# DATA BLOCK
● ● ● ●
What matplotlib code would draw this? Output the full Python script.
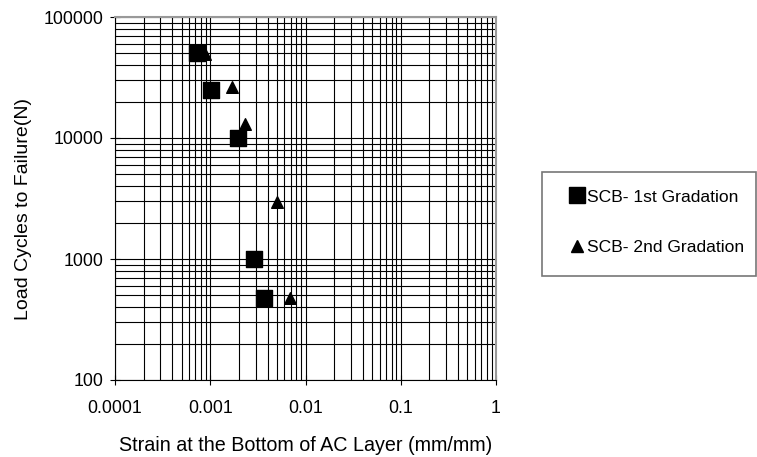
import matplotlib
matplotlib.use("Agg")
import matplotlib.pyplot as plt
from matplotlib.patches import Rectangle
from matplotlib.lines import Line2D
from matplotlib.ticker import LogLocator, FixedLocator, NullFormatter

plt.rcParams['font.family'] = ['Liberation Sans', 'DejaVu Sans']

# Data
strain_1st = [0.00073, 0.00103, 0.00195, 0.0029, 0.00367]
cycles_1st = [50000, 25000, 10000, 1000, 480]
strain_2nd = [0.00088, 0.00169, 0.00232, 0.0050, 0.0069]
cycles_2nd = [49000, 26500, 13000, 2950, 475]
series_labels = ["SCB- 1st Gradation", "SCB- 2nd Gradation"]
x_ticks = [0.0001, 0.001, 0.01, 0.1, 1]
x_ticklabels = ["0.0001", "0.001", "0.01", "0.1", "1"]
y_ticks = [100, 1000, 10000, 100000]
y_ticklabels = ["100", "1000", "10000", "100000"]

fig = plt.figure(figsize=(7.57, 4.57), dpi=100)
ax = fig.add_axes([115/757, 1-380/457, (496-115)/757, (380-17)/457])
ax.set_xscale('log')
ax.set_yscale('log')
ax.set_xlim(1e-4, 1)
ax.set_ylim(100, 100000)

ax.xaxis.set_major_locator(FixedLocator(x_ticks))
ax.set_xticklabels(x_ticklabels)
ax.yaxis.set_major_locator(FixedLocator(y_ticks))
ax.set_yticklabels(y_ticklabels)
ax.xaxis.set_minor_locator(LogLocator(base=10, subs=range(2, 10)))
ax.yaxis.set_minor_locator(LogLocator(base=10, subs=range(2, 10)))
ax.xaxis.set_minor_formatter(NullFormatter())
ax.yaxis.set_minor_formatter(NullFormatter())

ax.grid(True, which='both', color='black', linewidth=0.8)
ax.set_axisbelow(True)
ax.tick_params(which='major', direction='inout', length=7, width=0.8, labelsize=12.8)
ax.tick_params(which='minor', length=0)
ax.tick_params(axis='x', pad=11)
ax.tick_params(axis='y', pad=5)

for s in ['top', 'right']:
    ax.spines[s].set_color('#999999')
    ax.spines[s].set_linewidth(1.5)
for s in ['left', 'bottom']:
    ax.spines[s].set_color('black')
    ax.spines[s].set_linewidth(0.8)

ax.scatter(strain_1st, cycles_1st, marker='s', s=117, color='black', zorder=3, label=series_labels[0])
ax.scatter(strain_2nd, cycles_2nd, marker='^', s=70, color='black', zorder=3, label=series_labels[1])

ax.set_xlabel("Strain at the Bottom of AC Layer (mm/mm)", fontsize=14.2, labelpad=13.5)
ax.set_ylabel("Load Cycles to Failure(N)", fontsize=14, labelpad=8)
ax.yaxis.label.set_y(0.472)

# Legend box
fig.patches.append(Rectangle((542/757, 1-276/457), (756-542)/757, (276-172)/457,
                             transform=fig.transFigure, fill=False, edgecolor='#777777',
                             linewidth=1.2))
handles = [Line2D([], [], linestyle='none', marker='s', markersize=11.5, color='black'),
           Line2D([], [], linestyle='none', marker='^', markersize=8.5, color='black')]
fig.legend(handles=handles, labels=series_labels, loc='center left',
           bbox_to_anchor=(569/757, 1-222/457), frameon=False, fontsize=12.6,
           handlelength=0.9, handletextpad=0.15, labelspacing=2.0,
           borderaxespad=0, borderpad=0)

fig.savefig("out.png", dpi=100)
● ● ● ●
# SHORT TASK
Work out how many lines above have the string "matplotlib" in them, and give only the number.

# TASK RESULT
7